> **TASK TO COMPLETE**
Find the line containing "Recreate this image" and copy it exactly, along with every line after it up to and including the line containing "Chart.register(...registerables);". Copy nothing else.

<<<<

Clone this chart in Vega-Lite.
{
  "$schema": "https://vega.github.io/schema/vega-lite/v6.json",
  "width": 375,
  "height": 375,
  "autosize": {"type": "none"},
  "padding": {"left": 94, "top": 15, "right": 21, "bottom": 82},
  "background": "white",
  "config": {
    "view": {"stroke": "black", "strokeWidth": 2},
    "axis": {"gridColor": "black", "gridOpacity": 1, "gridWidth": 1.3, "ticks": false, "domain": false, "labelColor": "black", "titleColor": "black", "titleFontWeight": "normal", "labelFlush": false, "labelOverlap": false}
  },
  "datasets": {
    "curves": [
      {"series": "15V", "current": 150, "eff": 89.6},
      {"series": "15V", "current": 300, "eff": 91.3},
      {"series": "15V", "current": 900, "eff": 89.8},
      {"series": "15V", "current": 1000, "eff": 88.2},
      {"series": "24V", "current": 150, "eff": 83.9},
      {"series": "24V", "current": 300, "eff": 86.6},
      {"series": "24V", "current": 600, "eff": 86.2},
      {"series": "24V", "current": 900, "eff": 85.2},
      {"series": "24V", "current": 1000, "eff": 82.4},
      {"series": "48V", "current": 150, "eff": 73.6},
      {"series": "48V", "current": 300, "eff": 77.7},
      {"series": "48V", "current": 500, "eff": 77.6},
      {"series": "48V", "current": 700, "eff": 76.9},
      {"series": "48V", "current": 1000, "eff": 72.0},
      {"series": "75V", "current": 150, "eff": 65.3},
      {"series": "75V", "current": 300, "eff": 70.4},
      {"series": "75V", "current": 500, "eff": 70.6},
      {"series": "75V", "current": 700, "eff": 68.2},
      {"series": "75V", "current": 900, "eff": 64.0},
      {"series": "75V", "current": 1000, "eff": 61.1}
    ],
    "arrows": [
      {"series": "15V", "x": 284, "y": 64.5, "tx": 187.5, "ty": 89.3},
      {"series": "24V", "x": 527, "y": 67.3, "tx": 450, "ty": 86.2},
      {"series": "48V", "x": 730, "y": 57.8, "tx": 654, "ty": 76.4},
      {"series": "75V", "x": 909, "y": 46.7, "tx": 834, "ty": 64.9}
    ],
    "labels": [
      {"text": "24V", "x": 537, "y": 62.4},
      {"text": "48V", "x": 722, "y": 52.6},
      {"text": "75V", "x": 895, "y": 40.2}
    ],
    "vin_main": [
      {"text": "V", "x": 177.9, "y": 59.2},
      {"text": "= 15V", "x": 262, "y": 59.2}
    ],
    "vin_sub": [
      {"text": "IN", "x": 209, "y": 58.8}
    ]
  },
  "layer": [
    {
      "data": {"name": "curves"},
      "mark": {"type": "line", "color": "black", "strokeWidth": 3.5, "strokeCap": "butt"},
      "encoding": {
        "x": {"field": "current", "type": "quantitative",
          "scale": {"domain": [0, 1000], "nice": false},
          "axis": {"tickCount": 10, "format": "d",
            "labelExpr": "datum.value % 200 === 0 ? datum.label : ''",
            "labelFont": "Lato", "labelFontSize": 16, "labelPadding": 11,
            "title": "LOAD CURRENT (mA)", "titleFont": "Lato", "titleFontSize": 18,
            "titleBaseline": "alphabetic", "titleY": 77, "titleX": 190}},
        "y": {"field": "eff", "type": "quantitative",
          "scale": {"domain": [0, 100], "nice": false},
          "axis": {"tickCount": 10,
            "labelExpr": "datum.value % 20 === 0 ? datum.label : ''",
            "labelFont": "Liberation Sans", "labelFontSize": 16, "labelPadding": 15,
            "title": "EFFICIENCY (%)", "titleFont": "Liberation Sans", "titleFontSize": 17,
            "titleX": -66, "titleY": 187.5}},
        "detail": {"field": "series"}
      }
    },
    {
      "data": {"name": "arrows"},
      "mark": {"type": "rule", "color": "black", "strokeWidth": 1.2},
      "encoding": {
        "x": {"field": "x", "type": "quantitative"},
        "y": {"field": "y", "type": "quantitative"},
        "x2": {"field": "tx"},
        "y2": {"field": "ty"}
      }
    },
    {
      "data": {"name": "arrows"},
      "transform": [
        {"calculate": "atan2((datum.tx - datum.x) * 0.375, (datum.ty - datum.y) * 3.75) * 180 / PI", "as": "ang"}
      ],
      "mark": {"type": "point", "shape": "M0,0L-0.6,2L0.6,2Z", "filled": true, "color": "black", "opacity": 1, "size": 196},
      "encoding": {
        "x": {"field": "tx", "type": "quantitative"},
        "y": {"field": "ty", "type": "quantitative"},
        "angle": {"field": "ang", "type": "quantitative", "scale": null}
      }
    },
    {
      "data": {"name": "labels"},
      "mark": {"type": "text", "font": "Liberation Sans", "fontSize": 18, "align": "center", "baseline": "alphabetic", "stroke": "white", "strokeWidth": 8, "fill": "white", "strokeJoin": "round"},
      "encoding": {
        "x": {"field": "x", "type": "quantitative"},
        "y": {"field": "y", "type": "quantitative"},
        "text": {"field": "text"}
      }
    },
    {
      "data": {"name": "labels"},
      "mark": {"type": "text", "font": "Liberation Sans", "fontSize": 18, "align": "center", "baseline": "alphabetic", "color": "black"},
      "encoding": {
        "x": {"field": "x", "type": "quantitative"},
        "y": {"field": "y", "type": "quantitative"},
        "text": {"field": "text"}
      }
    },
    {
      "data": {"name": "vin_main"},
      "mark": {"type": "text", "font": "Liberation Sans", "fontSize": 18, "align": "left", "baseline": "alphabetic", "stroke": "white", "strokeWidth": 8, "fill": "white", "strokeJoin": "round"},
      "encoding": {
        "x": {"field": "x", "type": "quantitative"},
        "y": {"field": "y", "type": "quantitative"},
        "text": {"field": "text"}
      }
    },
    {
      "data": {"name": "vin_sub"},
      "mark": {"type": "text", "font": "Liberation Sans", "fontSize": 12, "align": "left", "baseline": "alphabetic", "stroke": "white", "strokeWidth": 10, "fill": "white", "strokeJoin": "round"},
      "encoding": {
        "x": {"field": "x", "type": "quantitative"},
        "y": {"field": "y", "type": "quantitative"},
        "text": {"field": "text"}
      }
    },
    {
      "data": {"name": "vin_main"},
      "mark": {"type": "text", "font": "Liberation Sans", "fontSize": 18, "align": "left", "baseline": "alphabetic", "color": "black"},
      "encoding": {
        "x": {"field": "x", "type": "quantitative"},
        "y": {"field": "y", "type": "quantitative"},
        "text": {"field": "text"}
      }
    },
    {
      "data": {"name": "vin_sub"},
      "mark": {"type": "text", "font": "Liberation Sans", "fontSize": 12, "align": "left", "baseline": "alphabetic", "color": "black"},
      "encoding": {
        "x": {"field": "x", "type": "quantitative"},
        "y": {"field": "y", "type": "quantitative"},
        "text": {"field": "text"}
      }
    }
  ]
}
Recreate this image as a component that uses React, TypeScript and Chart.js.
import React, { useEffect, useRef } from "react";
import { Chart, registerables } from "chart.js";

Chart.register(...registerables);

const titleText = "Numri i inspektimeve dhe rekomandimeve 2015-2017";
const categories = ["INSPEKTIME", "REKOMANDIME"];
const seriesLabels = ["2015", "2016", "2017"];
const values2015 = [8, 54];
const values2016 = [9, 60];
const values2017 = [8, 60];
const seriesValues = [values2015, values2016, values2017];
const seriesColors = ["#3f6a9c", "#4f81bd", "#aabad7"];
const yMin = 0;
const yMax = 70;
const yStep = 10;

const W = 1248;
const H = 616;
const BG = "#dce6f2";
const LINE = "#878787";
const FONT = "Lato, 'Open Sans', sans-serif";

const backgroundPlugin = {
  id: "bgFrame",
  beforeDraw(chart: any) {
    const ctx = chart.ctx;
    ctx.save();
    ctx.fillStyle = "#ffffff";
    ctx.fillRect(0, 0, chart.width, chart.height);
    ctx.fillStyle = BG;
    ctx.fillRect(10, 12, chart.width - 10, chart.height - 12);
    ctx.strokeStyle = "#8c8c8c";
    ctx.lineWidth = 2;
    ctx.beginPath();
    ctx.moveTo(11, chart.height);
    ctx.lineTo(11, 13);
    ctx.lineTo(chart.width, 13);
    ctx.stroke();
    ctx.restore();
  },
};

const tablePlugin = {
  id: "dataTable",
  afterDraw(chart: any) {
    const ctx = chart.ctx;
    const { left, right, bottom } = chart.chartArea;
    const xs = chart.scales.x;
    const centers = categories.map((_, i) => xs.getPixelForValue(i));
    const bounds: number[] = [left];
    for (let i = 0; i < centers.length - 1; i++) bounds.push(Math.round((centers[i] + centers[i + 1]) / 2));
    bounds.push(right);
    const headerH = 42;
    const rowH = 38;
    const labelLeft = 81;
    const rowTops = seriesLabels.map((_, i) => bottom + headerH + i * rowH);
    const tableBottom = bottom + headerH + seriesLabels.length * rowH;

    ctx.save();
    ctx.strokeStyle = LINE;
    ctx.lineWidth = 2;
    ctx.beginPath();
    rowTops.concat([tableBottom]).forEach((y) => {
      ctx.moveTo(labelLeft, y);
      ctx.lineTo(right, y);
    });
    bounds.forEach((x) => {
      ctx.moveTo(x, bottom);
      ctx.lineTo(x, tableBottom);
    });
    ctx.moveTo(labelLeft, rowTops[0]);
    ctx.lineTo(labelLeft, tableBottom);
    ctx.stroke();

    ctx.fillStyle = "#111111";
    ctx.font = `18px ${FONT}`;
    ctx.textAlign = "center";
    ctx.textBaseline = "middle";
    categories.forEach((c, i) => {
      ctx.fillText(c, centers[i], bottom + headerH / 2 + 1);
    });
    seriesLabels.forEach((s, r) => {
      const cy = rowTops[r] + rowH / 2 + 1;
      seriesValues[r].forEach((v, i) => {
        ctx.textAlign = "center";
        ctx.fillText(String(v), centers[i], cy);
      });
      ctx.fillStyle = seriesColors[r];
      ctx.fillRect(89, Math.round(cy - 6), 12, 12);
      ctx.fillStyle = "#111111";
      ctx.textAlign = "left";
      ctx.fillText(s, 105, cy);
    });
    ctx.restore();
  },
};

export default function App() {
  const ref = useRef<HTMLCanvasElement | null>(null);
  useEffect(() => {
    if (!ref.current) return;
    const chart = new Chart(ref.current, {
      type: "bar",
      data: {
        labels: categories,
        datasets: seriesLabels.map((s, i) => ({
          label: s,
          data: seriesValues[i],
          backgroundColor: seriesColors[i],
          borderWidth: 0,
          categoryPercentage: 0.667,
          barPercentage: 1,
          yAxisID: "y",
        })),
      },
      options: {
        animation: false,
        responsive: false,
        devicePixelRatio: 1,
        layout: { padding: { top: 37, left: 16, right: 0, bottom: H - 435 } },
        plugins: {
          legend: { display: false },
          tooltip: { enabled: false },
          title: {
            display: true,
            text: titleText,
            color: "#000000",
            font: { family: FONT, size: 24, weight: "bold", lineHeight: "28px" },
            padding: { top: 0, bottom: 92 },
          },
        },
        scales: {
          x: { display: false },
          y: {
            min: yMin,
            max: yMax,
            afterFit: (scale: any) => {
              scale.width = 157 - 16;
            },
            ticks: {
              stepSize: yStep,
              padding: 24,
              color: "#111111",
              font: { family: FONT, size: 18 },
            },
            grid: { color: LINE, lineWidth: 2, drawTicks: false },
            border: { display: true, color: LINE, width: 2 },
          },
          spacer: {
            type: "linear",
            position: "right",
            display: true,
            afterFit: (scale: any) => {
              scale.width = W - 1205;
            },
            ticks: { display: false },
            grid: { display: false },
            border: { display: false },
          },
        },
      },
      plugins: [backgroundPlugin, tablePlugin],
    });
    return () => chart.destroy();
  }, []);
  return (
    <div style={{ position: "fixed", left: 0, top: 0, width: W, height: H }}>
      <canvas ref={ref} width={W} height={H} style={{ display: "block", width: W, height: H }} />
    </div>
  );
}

>>>>

> **ANSWER TO THE PROBLEM**
Recreate this image as a component that uses React, TypeScript and Chart.js.
import React, { useEffect, useRef } from "react";
import { Chart, registerables } from "chart.js";

Chart.register(...registerables);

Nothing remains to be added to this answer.